A top-tier role-playing game is generally a finely crafted concoction of several ingredients: an interesting setting, an engaging story, enjoyable characters and interactions, and gameplay that makes your interaction with all of the aforementioned elements feel meaningful and worthwhile. When all of these individual factors are developed to high standards, the result is an RPG of exceptional quality--and that is exactly what Persona 4 Golden is.
This re-release of 2008's excellent PlayStation 2 game takes place in modern-day Japan. The protagonist is a high school student from a big city whose parents have been sent away on business. They send him to live for a year with his uncle--a police investigator--and his young cousin in a small countryside town. Almost immediately upon the hero's arrival, strange things begin to happen in this otherwise dull little hamlet: a string of people turn up dead, and rumor spreads of a supernatural television broadcast that shows bizarre programming. The hero and a crew of his newfound classmates soon discover a horrible secret: there's a separate world within the televisions that twists human desires and hidden feelings in potentially lethal ways, and it's somehow tied to the serial killings. It's up to the group of friends to harness the supernatural power of personas, put a stop to the sinister killing spree, and decipher the secrets behind the TV world.
The contemporary, real-world-inspired setting of Persona 4 is already an excellent conceit in the heavily fantasy- and sci-fi-driven world of RPGs. But it's far from the only element that sets the game apart from the crop. Unlike most RPGs, Persona 4 operates on something of a time limit. From the day you arrive in the country village of Inaba until the day the school year ends, you advance through the game on a calendar. Dates and deadlines are very important; not only do you have important events in school and in your personal life to deal with, but you also discover that the serial killings follow a specific time pattern. You need to explore and rescue potential victims from the TV world before they are killed--a task that usually takes several days to complete.
It would be easy if you could just spend all your days fighting, but Persona 4 also puts heavy emphasis on interacting with other characters in the game. Every day presents many opportunities for various noncombative activities, be it school clubs, hobbies at home, working part-time jobs for extra spending money, or just hanging out with pals needing friendly support. Spending time on these activities benefits you in various ways: some boost your abilities, some earn you items and money, and still others increase your connections with other characters.
Some choices can even offer multiple benefits. By far the most lucrative are the connections with non-player characters, called "social links." By forming friendships and support networks with various characters, you create powerful personas to use during combat. (Some social links, such as those with your party members, also offer additional combat benefits and skills.) Thus, choosing how to spend your limited time each day becomes an additional challenge with its own risks and rewards.

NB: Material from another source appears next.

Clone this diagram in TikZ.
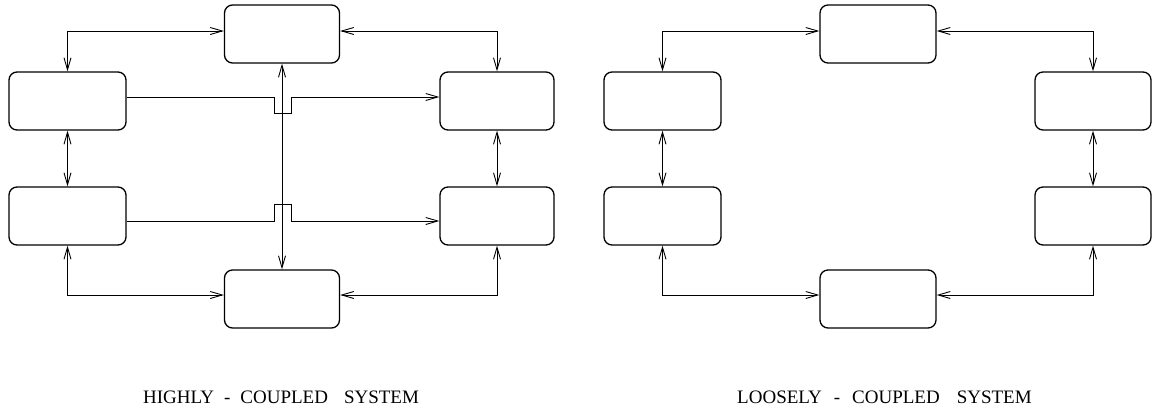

If you feel indecisive, an in-game feature lets you connect to an online database to see how other players chose to spend that day.
Though social links pose an engaging puzzle, they woudn't be nearly as interesting if the NPCs involved weren't engaging, memorable characters. This is one of the ways Persona 4 shines, since interacting with the game's cast is enjoyable and rewarding in itself. The characters you meet over the course of the game are relatable and believable, as are the struggles they go through. The bonds you wind up forming with characters make the various interludes scattered throughout the game (such as class trips and group vacations) even more enjoyable as breaks from a sometimes very heavy story. The quality of the game's writing and localization is an additional triumph, skillfully delivering both laugh-out-loud moments and heart-wrenching plot twists.
The story and socialization elements are only one portion of the game, however. You spend a lot of time exploring the TV world, as well. As the game progresses, the TV world expands to include numerous dungeons and monsters created from the dark, repressed thoughts of potential victims that have been cast inside. As the leader of your school friends' makeshift "investigation team," you and your pals explore these randomly generated dungeons, scouring them for treasures and occasionally solving puzzles while searching for the abducted victims. Combat is traditional turn-based RPG fighting with a twist: both you and your foes can earn extra turns by exploiting each other's elemental weakness, a mechanic that fuels some devious strategies and devastating attacks. (It's worth noting that Persona 4 Golden is slightly easier than the original game, so veterans looking for a challenge may want to pick a harder difficulty setting when starting a new game.)